Task instructions:
Return each line of the data below exactly, omitting any pictures.
BEGIN Given material
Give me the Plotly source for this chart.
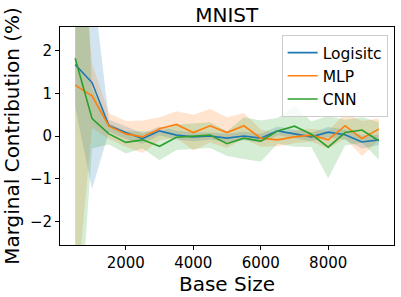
import plotly.graph_objects as go

base_size = [500, 1000, 1500, 2000, 2500, 3000, 3500, 4000, 4500, 5000,
             5500, 6000, 6500, 7000, 7500, 8000, 8500, 9000, 9500]

logistic_mean = [1.67, 1.25, 0.24, 0.08, -0.06, 0.12, 0.02, -0.02, 0.00, -0.05,
                 0.00, -0.05, 0.12, 0.05, -0.02, 0.09, 0.03, -0.14, -0.09]
logistic_std = [1.0, 2.49, 0.14, 0.15, 0.12, 0.1, 0.1, 0.1, 0.08, 0.1,
                0.1, 0.1, 0.1, 0.1, 0.1, 0.12, 0.12, 0.15, 0.12]

mlp_mean = [1.19, 0.94, 0.23, 0.05, -0.02, 0.17, 0.27, 0.08, 0.24, 0.08,
            0.24, -0.05, -0.09, -0.02, 0.02, -0.09, 0.24, -0.06, 0.16]
mlp_std = [5.2, 0.75, 0.3, 0.3, 0.38, 0.27, 0.31, 0.42, 0.39, 0.36,
           0.3, 0.2, 0.15, 0.15, 0.15, 0.2, 0.3, 0.41, 0.25]

cnn_mean = [1.82, 0.41, 0.05, -0.15, -0.09, -0.24, -0.03, 0.00, 0.02, -0.18,
            -0.05, -0.12, 0.12, 0.23, 0.04, -0.26, 0.08, 0.14, -0.11]
cnn_std = [7.7, 0.7, 0.25, 0.26, 0.2, 0.33, 0.3, 0.3, 0.3, 0.29,
           0.49, 0.48, 0.3, 0.48, 0.3, 0.73, 0.3, 0.3, 0.44]

series = [
    ("Logisitc", logistic_mean, logistic_std, "#1f77b4", "rgba(31,119,180,0.2)"),
    ("MLP", mlp_mean, mlp_std, "#ff7f0e", "rgba(255,127,14,0.2)"),
    ("CNN", cnn_mean, cnn_std, "#2ca02c", "rgba(44,160,44,0.2)"),
]

fig = go.Figure()
for name, mean, std, color, fill in series:
    upper = [m + s for m, s in zip(mean, std)]
    lower = [m - s for m, s in zip(mean, std)]
    fig.add_trace(go.Scatter(
        x=base_size + base_size[::-1], y=upper + lower[::-1],
        fill="toself", fillcolor=fill, line=dict(width=0),
        mode="lines", hoverinfo="skip", showlegend=False))
for name, mean, std, color, fill in series:
    fig.add_trace(go.Scatter(
        x=base_size, y=mean, mode="lines", name=name,
        line=dict(color=color, width=1.6)))

font = "DejaVu Sans, Verdana, sans-serif"
fig.update_layout(
    width=401, height=297,
    margin=dict(l=60, r=7, t=27, b=52, autoexpand=False),
    paper_bgcolor="white", plot_bgcolor="white",
    font=dict(family=font, color="black", size=15),
    title=dict(text="MNIST", x=0.5655, xanchor="center", y=0.925, yanchor="bottom",
               font=dict(size=20, family=font, color="black")),
    legend=dict(x=0.981, y=0.963, xanchor="right", yanchor="top",
                bgcolor="rgba(255,255,255,0.8)", bordercolor="#cccccc", borderwidth=1,
                font=dict(size=15.5, family=font, color="black"),
                tracegroupgap=0),
    showlegend=True,
)
fig.update_xaxes(range=[50, 9950], tickvals=[2000, 4000, 6000, 8000], automargin=False,
                 showgrid=False, zeroline=False, showline=True, linecolor="black",
                 linewidth=1, mirror=True, ticks="outside", ticklen=4, tickcolor="black",
                 tickfont=dict(size=15),
                 title=dict(text="Base Size", font=dict(size=20), standoff=4))
fig.update_yaxes(range=[-2.55, 2.55], tickvals=[-2, -1, 0, 1, 2], automargin=False,
                 ticktext=["\u22122", "\u22121", "0", "1", "2"],
                 showgrid=False, zeroline=False, showline=True, linecolor="black",
                 linewidth=1, mirror=True, ticks="outside", ticklen=4, tickcolor="black",
                 tickfont=dict(size=15),
                 title=dict(text="Marginal Contribution (%)", font=dict(size=20), standoff=10))

fig.write_html("out.html", config={"displayModeBar": False},
               post_script="document.body.style.margin='0';")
END Given material
Response:
Give me the Plotly source for this chart.
import plotly.graph_objects as go

base_size = [500, 1000, 1500, 2000, 2500, 3000, 3500, 4000, 4500, 5000,
             5500, 6000, 6500, 7000, 7500, 8000, 8500, 9000, 9500]

logistic_mean = [1.67, 1.25, 0.24, 0.08, -0.06, 0.12, 0.02, -0.02, 0.00, -0.05,
                 0.00, -0.05, 0.12, 0.05, -0.02, 0.09, 0.03, -0.14, -0.09]
logistic_std = [1.0, 2.49, 0.14, 0.15, 0.12, 0.1, 0.1, 0.1, 0.08, 0.1,
                0.1, 0.1, 0.1, 0.1, 0.1, 0.12, 0.12, 0.15, 0.12]

mlp_mean = [1.19, 0.94, 0.23, 0.05, -0.02, 0.17, 0.27, 0.08, 0.24, 0.08,
            0.24, -0.05, -0.09, -0.02, 0.02, -0.09, 0.24, -0.06, 0.16]
mlp_std = [5.2, 0.75, 0.3, 0.3, 0.38, 0.27, 0.31, 0.42, 0.39, 0.36,
           0.3, 0.2, 0.15, 0.15, 0.15, 0.2, 0.3, 0.41, 0.25]

cnn_mean = [1.82, 0.41, 0.05, -0.15, -0.09, -0.24, -0.03, 0.00, 0.02, -0.18,
            -0.05, -0.12, 0.12, 0.23, 0.04, -0.26, 0.08, 0.14, -0.11]
cnn_std = [7.7, 0.7, 0.25, 0.26, 0.2, 0.33, 0.3, 0.3, 0.3, 0.29,
           0.49, 0.48, 0.3, 0.48, 0.3, 0.73, 0.3, 0.3, 0.44]

series = [
    ("Logisitc", logistic_mean, logistic_std, "#1f77b4", "rgba(31,119,180,0.2)"),
    ("MLP", mlp_mean, mlp_std, "#ff7f0e", "rgba(255,127,14,0.2)"),
    ("CNN", cnn_mean, cnn_std, "#2ca02c", "rgba(44,160,44,0.2)"),
]

fig = go.Figure()
for name, mean, std, color, fill in series:
    upper = [m + s for m, s in zip(mean, std)]
    lower = [m - s for m, s in zip(mean, std)]
    fig.add_trace(go.Scatter(
        x=base_size + base_size[::-1], y=upper + lower[::-1],
        fill="toself", fillcolor=fill, line=dict(width=0),
        mode="lines", hoverinfo="skip", showlegend=False))
for name, mean, std, color, fill in series:
    fig.add_trace(go.Scatter(
        x=base_size, y=mean, mode="lines", name=name,
        line=dict(color=color, width=1.6)))

font = "DejaVu Sans, Verdana, sans-serif"
fig.update_layout(
    width=401, height=297,
    margin=dict(l=60, r=7, t=27, b=52, autoexpand=False),
    paper_bgcolor="white", plot_bgcolor="white",
    font=dict(family=font, color="black", size=15),
    title=dict(text="MNIST", x=0.5655, xanchor="center", y=0.925, yanchor="bottom",
               font=dict(size=20, family=font, color="black")),
    legend=dict(x=0.981, y=0.963, xanchor="right", yanchor="top",
                bgcolor="rgba(255,255,255,0.8)", bordercolor="#cccccc", borderwidth=1,
                font=dict(size=15.5, family=font, color="black"),
                tracegroupgap=0),
    showlegend=True,
)
fig.update_xaxes(range=[50, 9950], tickvals=[2000, 4000, 6000, 8000], automargin=False,
                 showgrid=False, zeroline=False, showline=True, linecolor="black",
                 linewidth=1, mirror=True, ticks="outside", ticklen=4, tickcolor="black",
                 tickfont=dict(size=15),
                 title=dict(text="Base Size", font=dict(size=20), standoff=4))
fig.update_yaxes(range=[-2.55, 2.55], tickvals=[-2, -1, 0, 1, 2], automargin=False,
                 ticktext=["\u22122", "\u22121", "0", "1", "2"],
                 showgrid=False, zeroline=False, showline=True, linecolor="black",
                 linewidth=1, mirror=True, ticks="outside", ticklen=4, tickcolor="black",
                 tickfont=dict(size=15),
                 title=dict(text="Marginal Contribution (%)", font=dict(size=20), standoff=10))

fig.write_html("out.html", config={"displayModeBar": False},
               post_script="document.body.style.margin='0';")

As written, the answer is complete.